Also I was using “thousands” as a figure of speech.


----------



## baysfordays (Oct 14, 2021)

I am not on here to start arguments or blame anyone else about my horses training, my trainer and I are trying our best.
I think it would be best if I stopped posting threads about his training, because it seems to stir up the controversy


----------



## horselovinguy (Oct 1, 2013)

I've read all your responses, reread the entire thread several times...
Don't stop posting but realize that posting is also going to raise questions by people who have trained, do train and do turn-out a nice riding partner....
Recognize like you already should because you say it doesn't make it so either or practical fact....the internet is a wonderful tool but can also be a fools way of delivering stories that can hurt others...be careful.
Be a bit cynical is how it is often safest on the www.

So....
His attitude to me, not confusing, it called boredom.... ????
He's bored and potentially uncomfortable because I'll bet you anything he is also unbalanced as most OTTB are and it hurts to be made to move in a constant arc at speed on yet immature joints and soft tissue. 
If he has potential stifle issues..._why are you lunging him and stressing that part of his anatomy? _ I don't understand.

I was told many years ago by a reining horse trainer any horse has only so many times to do any job put to them before they are worn out and done.... 
Be that jumping, reining, lunging or any other challenge we face our animal with...there is just so many times that part of the anatomy can be faced or over-faced using and its done...kaput.
You must keep that in mind when working with a animal who although young is already on a 2nd career, he has already used and put out a tremendous amount of his body at a young, tender age.

While he is in bare basic mode training with this new trainer_ *coming to you *_*daily,* sorry but the horse has been worked and taught and the best thing for you to do is leave him alone cause someone is confusing the animal while he learns elementary basics..._j__mo._
He needs consistency and that does _not_ come from many hands, _but from one_ who does consistent the horse can follow and learn from the repetition done. 
Till it is concrete in his repertoire and understanding...._*one rider, one handler*_ astride or on the ground giving him lessons and the less you interact even on the ground the better. 
New trainer to you also means you don't know there way of doing yet either if honest.
If his base of training is lacking there is no going forward till you go back and fill in the numerous holes made now needed to fix.

That is not to be nasty, but truthful and accurate...your new trainer has her hands full of a very confused horse right now...
If you were a boarder in a barn I managed, you would be asked to stand-down for a few weeks till the horse is sorted out. Come, visit him but do nothing with him "training" but give attention to him and not demand anything of the animal but to be in their vicinity.
That's hard, but is honestly probably the best for the horse right now.... let your trainer train and you step back and don't touch while she works what you hope is miracles.

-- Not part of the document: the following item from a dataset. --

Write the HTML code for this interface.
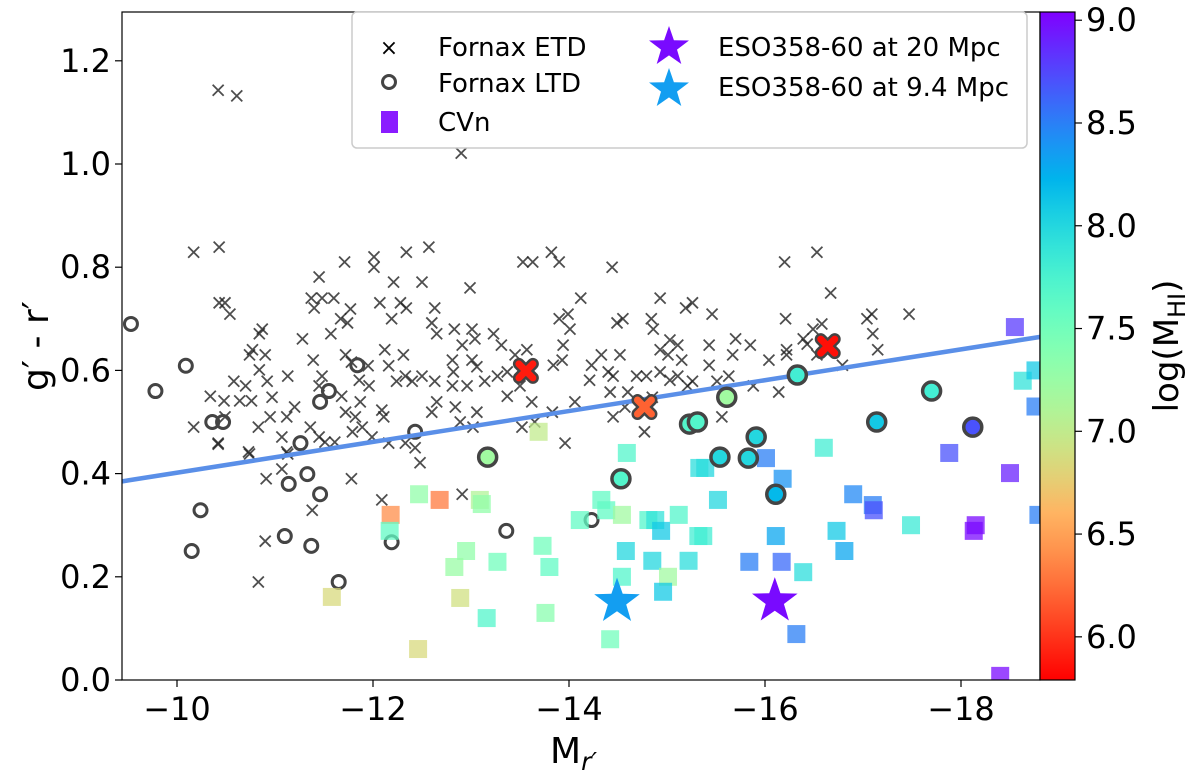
<!DOCTYPE html>
<html><head><meta charset="utf-8"><style>
html,body{margin:0;padding:0;background:#fff}
svg text{font-family:"DejaVu Sans","Liberation Sans",sans-serif;fill:#000}
</style></head><body>
<svg id="chart" width="1200" height="775" xmlns="http://www.w3.org/2000/svg">
<defs><linearGradient id="cbgrad" x1="0" y1="1" x2="0" y2="0"></linearGradient></defs>
<g id="marks"></g>
<rect x="122" y="12" width="918" height="668" fill="none" stroke="#000" stroke-width="1.2"/>
<g id="axes"></g>
<g>
<rect x="352" y="12" width="675" height="136" rx="5" fill="#fff" fill-opacity="0.85" stroke="#ccc" stroke-width="1.5"/>
<g><text x="389" y="55" font-size="22" text-anchor="middle" fill="#333">×</text><text x="438" y="56" font-size="26">Fornax ETD</text></g>
<g><circle cx="389" cy="82" r="6.5" fill="none" stroke="#444" stroke-width="3"/><text x="438" y="92" font-size="26">Fornax LTD</text></g>
<g><rect x="381" y="111" width="17" height="22" fill="#8a1cff"/><text x="438" y="131" font-size="26">CVn</text></g>
<g><polygon id="ls1" fill="#8000ff"/><text x="718" y="56" font-size="26">ESO358-60 at 20 Mpc</text></g>
<g><polygon id="ls2" fill="#1e96f0"/><text x="718" y="96" font-size="26">ESO358-60 at 9.4 Mpc</text></g>
</g>
</svg>
<script>
const etd=[[-10.17,.829],[-10.43,.839],[-10.43,.731],[-10.49,.731],[-10.54,.709],[-10.87,.680],[-10.84,.671],[-10.77,.640],[-10.74,.630],[-10.90,.630],[-10.84,.601],[-10.92,.579],[-10.58,.579],[-10.70,.570],[-10.34,.550],[-10.48,.541],[-10.64,.541],[-10.76,.541],[-10.97,.548],[-10.17,.490],[-10.42,.459],[-10.73,.442],[-10.49,.510],[-10.83,.490],[-10.95,.510],[-11.13,.589],[-11.12,.510],[-11.20,.529],[-11.07,.471],[-11.12,.442],[-11.28,.661],[-11.39,.620],[-11.48,.589],[-11.45,.570],[-11.36,.490],[-11.45,.471],[-11.61,.461],[-11.51,.461],[-11.45,.781],[-11.37,.740],[-11.48,.740],[-11.60,.740],[-11.40,.721],[-11.57,.671],[-11.71,.810],[-11.77,.719],[-11.67,.700],[-11.74,.692],[-11.72,.630],[-11.78,.616],[-11.95,.609],[-11.86,.581],[-11.96,.570],[-11.68,.550],[-11.87,.539],[-11.72,.519],[-11.82,.510],[-11.89,.490],[-11.79,.481],[-11.99,.471],[-12.09,.523],[-12.11,.510],[-12.01,.820],[-12.01,.800],[-12.21,.771],[-12.07,.731],[-12.28,.731],[-12.34,.721],[-12.19,.700],[-12.12,.640],[-12.31,.630],[-12.16,.609],[-12.24,.579],[-12.33,.589],[-12.40,.579],[-12.50,.589],[-12.34,.829],[-12.50,.771],[-12.57,.839],[-12.63,.721],[-12.60,.692],[-12.65,.671],[-12.63,.579],[-12.65,.539],[-12.60,.519],[-12.43,.450],[-12.16,.459],[-12.33,.459],
[-12.99,.760],[-13.53,.810],[-13.63,.810],[-13.82,.829],[-13.90,.810],[-14.44,.800],[-14.12,.740],[-14.93,.740],[-15.19,.721],[-15.26,.731],[-15.46,.709],[-14.49,.692],[-14.55,.700],[-14.84,.700],[-14.86,.680],[-13.90,.700],[-13.99,.709],[-14.01,.680],[-13.94,.649],[-13.93,.620],[-13.84,.610],[-12.83,.680],[-13.01,.680],[-13.23,.671],[-13.31,.649],[-13.57,.640],[-12.91,.649],[-13.04,.661],[-12.81,.620],[-13.01,.620],[-12.82,.597],[-13.06,.607],[-12.81,.570],[-12.96,.570],[-13.14,.579],[-13.27,.589],[-13.37,.597],[-13.37,.550],[-13.45,.630],[-13.50,.570],[-13.62,.539],[-12.84,.529],[-13.06,.519],[-12.89,.500],[-13.02,.490],[-13.52,.490],[-13.65,.500],[-13.83,.519],[-13.96,.459],[-14.06,.539],[-14.23,.610],[-14.33,.630],[-14.21,.581],[-14.40,.597],[-14.45,.589],[-14.42,.558],[-14.45,.510],[-14.52,.630],[-14.60,.558],[-14.57,.529],[-14.69,.589],[-14.79,.589],[-14.93,.597],[-14.85,.548],[-14.77,.481],[-14.93,.640],[-15.03,.659],[-15.11,.649],[-15.01,.630],[-15.15,.620],[-15.03,.581],[-15.11,.589],[-15.21,.570],[-15.26,.579],[-15.43,.649],[-15.43,.610],[-15.51,.579],[-15.63,.589],[-15.67,.630],[-15.70,.661],[-15.85,.649],[-15.88,.570],[-15.56,.510],
[-16.20,.810],[-16.53,.829],[-16.67,.750],[-16.21,.700],[-16.58,.690],[-16.49,.680],[-16.39,.661],[-16.43,.651],[-16.22,.640],[-16.22,.630],[-16.04,.620],[-16.14,.558],[-16.53,.630],[-16.79,.610],[-17.04,.700],[-17.09,.709],[-17.47,.709],[-17.10,.671],[-17.15,.640],
[-10.42,1.143],[-10.61,1.132],[-12.90,1.021],[-10.83,.190],[-10.90,.269],[-11.07,.409],[-11.13,.438],[-10.74,.438],[-10.91,.390],[-11.38,.329],[-11.78,.390],[-10.42,.457],[-12.09,.349],[-12.48,.421],[-12.91,.360]];
const ltdEmpty=[[-9.53,.690],[-10.09,.609],[-9.78,.560],[-10.36,.500],[-10.47,.500],[-11.26,.459],[-11.46,.539],[-11.55,.560],[-11.84,.610],[-12.43,.481],[-10.24,.329],[-10.15,.25],[-11.33,.399],[-11.14,.380],[-11.46,.360],[-11.10,.279],[-11.37,.260],[-11.65,.190],[-12.19,.267],[-13.36,.289],[-14.23,.310]];
const ltdHI=[[-15.61,.548,7.2],[-15.23,.496,7.7],[-15.31,.500,7.7],[-13.17,.432,7.2],[-15.54,.432,8.0],[-15.83,.430,8.0],[-15.91,.471,8.0],[-16.33,.591,7.8],[-17.70,.560,7.8],[-17.14,.500,8.1],[-18.12,.490,8.7],[-14.53,.390,7.7],[-16.11,.360,8.2]];
const etdHI=[[-16.64,.647,5.85],[-13.56,.599,5.9],[-14.77,.529,6.2]];
const cvn=[[-16.60,.450,7.8],[-16.01,.430,8.5],[-16.18,.390,8.4],[-17.88,.440,8.7],[-18.50,.401,8.9],[-16.90,.360,8.45],[-17.10,.339,8.5],[-17.11,.329,8.7],[-15.52,.349,8.0],[-16.73,.289,8.1],[-17.49,.300,7.85],[-18.15,.300,9.0],[-18.13,.289,9.0],[-18.79,.320,8.5],[-16.11,.279,8.3],[-16.81,.250,8.3],[-15.84,.229,8.5],[-16.17,.229,8.6],[-16.39,.209,7.95],[-16.32,.089,8.5],[-18.40,.008,9.0],[-15.37,.279,7.8],[-15.39,.411,8.0],[-18.55,.684,8.8],[-18.63,.58,7.9],[-18.76,.60,8.1],[-18.76,.53,8.5],
[-14.59,.440,7.7],[-15.33,.411,7.95],[-12.47,.360,7.3],[-12.68,.349,6.3],[-13.09,.349,7.1],[-13.11,.341,7.3],[-12.18,.320,6.4],[-12.17,.289,7.6],[-14.33,.349,7.6],[-14.38,.329,7.6],[-14.54,.320,7.2],[-14.11,.310,7.6],[-14.81,.310,7.7],[-14.88,.310,7.9],[-14.94,.289,8.1],[-15.12,.320,7.7],[-15.32,.279,7.8],[-12.95,.250,7.3],[-12.83,.219,7.25],[-13.27,.229,7.5],[-13.73,.260,7.5],[-13.80,.219,7.6],[-14.58,.250,8.0],[-14.85,.231,8.0],[-15.22,.231,7.95],[-14.54,.200,7.7],[-15.01,.200,7.2],[-14.96,.171,8.1],[-12.89,.159,6.9],[-13.16,.120,7.7],[-13.76,.130,7.35],[-14.42,.079,7.5],[-12.46,.060,6.85],[-11.58,.161,6.85],[-13.69,.481,7.0]];
const stars=[[-16.10,.153,9.0],[-14.49,.152,8.35]];
const fitM=[-9.44,-18.81];
const fitV=[0.385,0.665];
const xTicks=[-10,-12,-14,-16,-18];
const yTicks=[0,0.2,0.4,0.6,0.8,1.0,1.2];
const cbTicks=[6.0,6.5,7.0,7.5,8.0,8.5,9.0];
const cbMin=5.79, cbMax=9.04;

const NS="http://www.w3.org/2000/svg";
const X=m=>177+(-10-m)*98;
const Y=v=>680-v*516;
const CY=h=>680-(h-cbMin)/(cbMax-cbMin)*668;
function cmap(h){let t=(h-cbMin)/(cbMax-cbMin);t=Math.max(0,Math.min(1,t));const x=1-t;
 const r=Math.min(1,Math.abs(2*x-0.5)),g=Math.sin(Math.PI*x),b=Math.cos(Math.PI*x/2);
 return `rgb(${Math.round(r*255)},${Math.round(g*255)},${Math.round(Math.max(0,b)*255)})`;}
function mk(tag,attrs,parent){const e=document.createElementNS(NS,tag);for(const k in attrs)e.setAttribute(k,attrs[k]);parent.appendChild(e);return e;}
function starPts(cx,cy,R){const r=R*0.4;let p=[];for(let i=0;i<10;i++){const a=-Math.PI/2+i*Math.PI/5;const rr=i%2?r:R;p.push((cx+rr*Math.cos(a)).toFixed(1)+","+(cy+rr*Math.sin(a)).toFixed(1));}return p.join(" ");}
const G=document.getElementById('marks');
const A=document.getElementById('axes');
const cp=mk('clipPath',{id:'pc'},document.querySelector('defs'));mk('rect',{x:122,y:12,width:918,height:668},cp);
const PG=mk('g',{'clip-path':'url(#pc)'},G);
etd.forEach(d=>{const x=X(d[0]),y=Y(d[1]);
 const p=mk('path',{d:`M${x-5.5},${y-5.5}L${x+5.5},${y+5.5}M${x-5.5},${y+5.5}L${x+5.5},${y-5.5}`,stroke:'#222','stroke-opacity':0.8,'stroke-width':1.8},PG);
 
 });
ltdEmpty.forEach(d=>{const c=mk('circle',{cx:X(d[0]),cy:Y(d[1]),r:6.5,fill:'none',stroke:'#444','stroke-width':3},PG);
 
 });
const fl=mk('line',{x1:X(fitM[0]),y1:Y(fitV[0]),x2:X(fitM[1]),y2:Y(fitV[1]),stroke:'#5a8fe8','stroke-width':4.5},PG);


cvn.forEach(d=>{const s=mk('rect',{x:X(d[0])-9,y:Y(d[1])-9,width:18,height:18,fill:cmap(d[2]),'fill-opacity':0.75},PG);
 
 });
ltdHI.forEach(d=>{const c=mk('circle',{cx:X(d[0]),cy:Y(d[1]),r:9,fill:cmap(d[2]),stroke:'#444','stroke-width':3.5},PG);
 
 });
etdHI.forEach(d=>{const x=X(d[0]),y=Y(d[1]);
 const o=mk('path',{d:`M${x-7},${y-7}L${x+7},${y+7}M${x-7},${y+7}L${x+7},${y-7}`,stroke:'#444','stroke-width':12,'stroke-linecap':'round'},PG);
 
 
 const p=mk('path',{d:`M${x-7},${y-7}L${x+7},${y+7}M${x-7},${y+7}L${x+7},${y-7}`,stroke:cmap(d[2]),'stroke-width':7,'stroke-linecap':'round'},PG);
 
 });
stars.forEach(d=>{const s=mk('polygon',{points:starPts(X(d[0]),Y(d[1]),24),fill:cmap(d[2])},PG);
 
 });
document.getElementById('ls1').setAttribute('points',starPts(669,47,21));
document.getElementById('ls2').setAttribute('points',starPts(669,89,21));
document.getElementById('ls1').setAttribute('fill',cmap(9.0));
document.getElementById('ls2').setAttribute('fill',cmap(8.35));
xTicks.forEach(t=>{const x=X(t);mk('line',{x1:x,y1:680,x2:x,y2:687,stroke:'#000','stroke-width':1.2},A);
 const tx=mk('text',{x:x,y:720,'font-size':32,'text-anchor':'middle'},A);tx.textContent='\u2212'+Math.abs(t);
 
 });
yTicks.forEach(t=>{const y=Y(t);mk('line',{x1:115,y1:y,x2:122,y2:y,stroke:'#000','stroke-width':1.2},A);
 const tx=mk('text',{x:111,y:y+11,'font-size':32,'text-anchor':'end'},A);tx.textContent=t.toFixed(1);
 
 });
const xl=mk('text',{x:550,y:763,'font-size':36},A);xl.innerHTML='M<tspan font-size="25" dy="7" font-style="italic">r\u2032</tspan>';


const yl=mk('text',{x:0,y:0,'font-size':36,'text-anchor':'middle',transform:'translate(48,346) rotate(-90)'},A);yl.textContent='g\u2032 - r\u2032';


const gr=document.getElementById('cbgrad');
for(let i=0;i<=20;i++){const h=cbMin+(cbMax-cbMin)*i/20;mk('stop',{offset:(i/20),'stop-color':cmap(h)},gr);}
const cb=mk('rect',{x:1040,y:12,width:35,height:668,fill:'url(#cbgrad)',stroke:'#000','stroke-width':1.2},A);


cbTicks.forEach(t=>{const y=CY(t);mk('line',{x1:1075,y1:y,x2:1082,y2:y,stroke:'#000','stroke-width':1.2},A);
 const tx=mk('text',{x:1086,y:y+11,'font-size':32},A);tx.textContent=t.toFixed(1);
 
 });
const cl=mk('text',{x:0,y:0,'font-size':34,'text-anchor':'middle',transform:'translate(1178,346) rotate(-90)'},A);cl.innerHTML='log(M<tspan font-size="24" dy="7">HI</tspan><tspan dy="-7">)</tspan>';


</script>
</body></html>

I hope you do keep doing updates cause suddenly you should see a pattern emerging positive or if negative...can stop it and move to another training resource for a better outcome.
🐴.... _jmo._


----------



## walkinthewalk (Jul 23, 2008)

I only have one thing to say since I don’t want taken to the woodshed over this thread:

The two photos you posted in the new Friday night conversation are photos of a very stressed/uncomfortable horse. His ears may be up, but he is not happy.

His stress could be mental/physical or both but he is not happy ——-


----------



## baysfordays (Oct 14, 2021)

walkinthewalk said:


> I only have one thing to say since I don’t want taken to the woodshed over this thread:
> 
> The two photos you posted in the new Friday night conversation are photos of a very stressed/uncomfortable horse. His ears may be up, but he is not happy.
> 
> His stress could be mental/physical or both but he is not happy ——-


My trainer took the pictures of him, and she was shaking some grass to get his ears up.
Not sure why he wouldn’t be happy..but there were two other people (including the trainer) there, he was probably overwhelmed. 
the two other people left afterwards, he seemed happy and actually did awesome that day.


----------



## baysfordays (Oct 14, 2021)

horselovinguy said:


> I've read all your responses, reread the entire thread several times...
> Don't stop posting but realize that posting is also going to raise questions by people who have trained, do train and do turn-out a nice riding partner....
> Recognize like you already should because you say it doesn't make it so either or practical fact....the internet is a wonderful tool but can also be a fools way of delivering stories that can hurt others...be careful.
> Be a bit cynical is how it is often safest on the www.
> ...


Yes he is bored..so keeping his mind busy is something we’re trying to do. and we’re thinking his stifle is because of lack of muscle, it’s been getting a lot better, but the vet is still gonna look at it next week. i watch him carefully to make sure he doesn’t get worn out too fast, and now she knows he gets upset when he gets worn out..
I’ll keep updating y’all then.


----------



## walkinthewalk (Jul 23, 2008)

baysfordays said:


> Yes he is bored..so keeping his mind busy is something we’re trying to do. and we’re thinking his stifle is because of lack of muscle, it’s been getting a lot better, but the vet is still gonna look at it next week. i watch him carefully to make sure he doesn’t get worn out too fast, and now she knows he gets upset when he gets worn out..
> I’ll keep updating y’all then.


^^^^Further to my comment the horse looks stressed and unhappy —————


----------



## baysfordays (Oct 14, 2021)

My trainer is supposed to come today so
im thinking about discussing some stuff with her.
My mom had come and watched the training sessions yesterday, she pointed out that he is much more comfortable with me, than with her.
Probably because he has more of a emotional respect or bond with me, but, I don’t have near the knowledge or experience to train him with just my trainer at the sidelines..I feel like she too has to work with him..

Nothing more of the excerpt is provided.